The area of a rectangle is calculated as:
Area = length × width
In our prism, the length of each rectangular face is the height of the prism (5 cm), and the width is the side of the square base (3 cm). So, the area of one rectangular face is:
Area = 5 cm × 3 cm = 15 cm²
Since there are four identical rectangular faces, the lateral area of the prism is:
Lateral Area = 4 × 15 cm² = 60 cm²
Therefore, the lateral area of the square prism is 60 square centimeters.
c) Calculating the Total Area
The total area of a prism is the sum of the areas of all its faces, including the bases and the lateral faces. We have already calculated the area of the base (9 cm²) and the lateral area (60 cm²). Since there are two bases, we need to add the area of both bases to the lateral area.
Total Area = 2 × (Area of Base) + Lateral Area
Total Area = 2 × 9 cm² + 60 cm²
Total Area = 18 cm² + 60 cm²
Total Area = 78 cm²
Thus, the total area of the square prism is 78 square centimeters. This represents the entire surface area of the prism.
d) Calculating the Volume
The volume of a prism is the amount of space it occupies. It is calculated by multiplying the area of the base by the height of the prism.
Volume = Area of Base × Height
We already know the area of the base (9 cm²) and the height of the prism (5 cm). So, the volume is:
Volume = 9 cm² × 5 cm
Volume = 45 cm³
Therefore, the volume of the square prism is 45 cubic centimeters. This tells us the capacity or the amount of space enclosed within the prism.
Problem 2 A Rectangular Prism
Our second problem involves a rectangular prism. This prism has a rectangular base with a length of 5 m, a width of 6 m, and a height of 8 m. We are asked to calculate the area of the surface of the prism. This is essentially asking for the total surface area of the rectangular prism.
a) Calculating the Area of the Base
To find the area of the surface of a rectangular prism, we first need to calculate the area of the base. The base is a rectangle, so we use the formula for the area of a rectangle:
Area = length × width
In this case, the length of the base is 5 m and the width is 6 m. So, the area of the base is:
Area = 5 m × 6 m = 30 m²
Thus, the area of the base of our rectangular prism is 30 square meters. This value is crucial for further calculations.
b) Calculating the Total Surface Area
The total surface area of a rectangular prism includes the areas of all six faces: the top and bottom bases, the front and back faces, and the two side faces. We can calculate the total surface area using the following formula:
Total Surface Area = 2 × (length × width) + 2 × (length × height) + 2 × (width × height)
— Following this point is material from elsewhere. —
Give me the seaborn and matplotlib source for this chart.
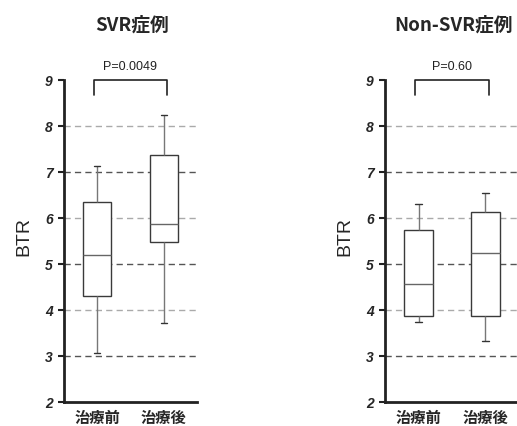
import numpy as np
import pandas as pd
import matplotlib
matplotlib.use("Agg")
import matplotlib.pyplot as plt
import seaborn as sns

# ---- data (five-number summaries) ----
categories = ["治療前", "治療後"]
svr_before = [3.06, 4.31, 5.20, 6.34, 7.14]
svr_after = [3.71, 5.48, 5.88, 7.36, 8.23]
nonsvr_before = [3.75, 3.87, 4.57, 5.73, 6.30]
nonsvr_after = [3.32, 3.87, 5.25, 6.14, 6.55]
titles = ["SVR症例", "Non-SVR症例"]
p_labels = ["P=0.0049", "P=0.60"]
y_ticks = [2, 3, 4, 5, 6, 7, 8, 9]
grid_dark = [3, 5, 7]
grid_light = [4, 6, 8]

sns.set_style("white")
plt.rcParams["font.family"] = ["Liberation Sans", "Noto Sans CJK JP", "DejaVu Sans"]

fig = plt.figure(figsize=(5.17, 4.26), dpi=100)
W, H = 517, 426
axL = fig.add_axes([64 / W, (426 - 402) / H, 133 / W, 322 / H])
axR = fig.add_axes([385 / W, (426 - 402) / H, 134 / W, 322 / H])

panels = [
    (axL, svr_before, svr_after, titles[0], p_labels[0], 132),
    (axR, nonsvr_before, nonsvr_after, titles[1], p_labels[1], 454),
]

for ax, before, after, title, plab, tx in panels:
    df = pd.DataFrame({
        "group": [categories[0]] * len(before) + [categories[1]] * len(after),
        "BTR": before + after,
    })
    for lv in grid_light:
        ax.axhline(lv, color="#aaaaaa", lw=1.0, ls=(0, (4.5, 3)), zorder=0)
    for lv in grid_dark:
        ax.axhline(lv, color="#555555", lw=1.0, ls=(0, (4.5, 3)), zorder=0)
    sns.boxplot(data=df, x="group", y="BTR", order=categories, ax=ax,
                whis=(0, 100), width=0.42, color="white", linecolor="#3a3a3a",
                linewidth=1.0, showfliers=False,
                whiskerprops=dict(color="#777777"),
                capprops=dict(color="#333333"),
                medianprops=dict(color="#666666"),
                capwidths=0.09)
    for p in ax.patches:
        p.set_zorder(2)
    ax.set_xlim(-0.5, 1.5)
    ax.set_ylim(2, 9)
    ax.set_yticks(y_ticks)
    ax.set_yticklabels([str(t) for t in y_ticks], fontsize=10, fontweight="bold",
                       fontstyle="italic", family=["Liberation Sans"])
    ax.tick_params(axis="y", length=4, width=1.5, color="#222222", pad=4, left=True)
    ax.tick_params(axis="x", length=0, pad=6)
    ax.set_xticks([0, 1])
    ax.set_xticklabels(categories, fontsize=11, fontweight="bold",
                       family=["Noto Sans CJK JP"])
    ax.set_xlabel("")
    ax.set_ylabel("BTR", fontsize=14, family=["Liberation Sans"])
    ax.yaxis.set_label_coords(-0.235, 0.515)
    for s in ["top", "right"]:
        ax.spines[s].set_visible(False)
    for s in ["left", "bottom"]:
        ax.spines[s].set_color("#222222")
        ax.spines[s].set_linewidth(2)
    # significance bracket
    ax.plot([-0.05, -0.05, 1.05, 1.05], [8.68, 9.0, 9.0, 8.68], color="#222222",
            lw=1.2, clip_on=False, zorder=5)
    ax.text(0.5, 9.28, plab, ha="center", va="center", fontsize=9,
            family=["Liberation Sans"], color="#222222")
    fig.text(tx / W, 1 - 25 / H, title, ha="center", va="center", fontsize=13.5,
             fontweight="bold", family=["Noto Sans CJK JP"])

fig.savefig("out.png", dpi=100)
We already know the length (5 m), width (6 m), and height (8 m) of the prism. Plugging these values into the formula, we get:
Total Surface Area = 2 × (5 m × 6 m) + 2 × (5 m × 8 m) + 2 × (6 m × 8 m)
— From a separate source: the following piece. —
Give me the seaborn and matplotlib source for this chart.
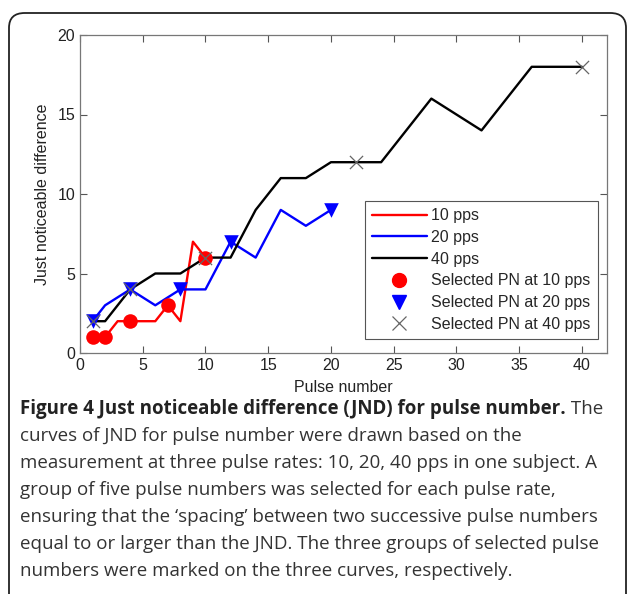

Total Surface Area = 2 × (30 m²) + 2 × (40 m²) + 2 × (48 m²)
Total Surface Area = 60 m² + 80 m² + 96 m²
Total Surface Area = 236 m²
Therefore, the total surface area of the rectangular prism is 236 square meters. This represents the total area that would be needed to cover the entire surface of the prism.
To summarize, let's highlight the key concepts and formulas used in calculating the areas and volumes of prisms:
- Area of a Square: side × side
- Area of a Rectangle: length × width
- Lateral Area of a Prism: Sum of the areas of all lateral faces
- Total Area of a Prism: 2 × (Area of Base) + Lateral Area
- Volume of a Prism: Area of Base × Height
- Total Surface Area of a Rectangular Prism: 2 × (length × width) + 2 × (length × height) + 2 × (width × height)
Understanding these formulas and concepts is essential for solving problems involving prisms and other geometric shapes. Remember to identify the shape of the base, the dimensions of the prism, and the specific quantity you need to calculate (area, volume, etc.).
The calculations we've performed have numerous practical applications in real-world scenarios. For instance:
- Construction: Architects and engineers use these calculations to determine the amount of materials needed to build structures, such as walls, roofs, and foundations. Calculating the surface area helps estimate the amount of paint or siding required, while volume calculations are crucial for concrete or other filling materials.
- Packaging: Manufacturers use volume calculations to design boxes and containers that efficiently hold their products. Surface area calculations help determine the amount of cardboard or other packaging materials needed.
- Interior Design: Designers use these concepts to calculate the amount of fabric needed for upholstery, the amount of wallpaper for walls, or the volume of a room for heating and cooling purposes.
- Everyday Life: Even in our daily lives, understanding these concepts can be helpful. For example, when filling a fish tank, you need to calculate the volume to know how much water to add. When wrapping a gift, you estimate the surface area to determine how much wrapping paper is required.
By mastering these fundamental concepts of geometry, you gain a valuable toolset for problem-solving in various fields and everyday situations.
In this article, we have explored how to calculate the area and volume of prisms using specific examples. We've covered square-based and rectangular prisms, providing step-by-step solutions and explanations. Understanding these calculations is crucial for various applications in mathematics, science, engineering, and everyday life. By mastering the formulas and concepts discussed, you can confidently tackle problems involving prisms and other geometric shapes. Remember to practice regularly and apply these concepts to real-world scenarios to enhance your understanding and problem-solving skills. Geometry, like any other branch of mathematics, becomes more intuitive and accessible with practice and application. So, keep exploring, keep calculating, and keep unlocking the secrets of the geometric world!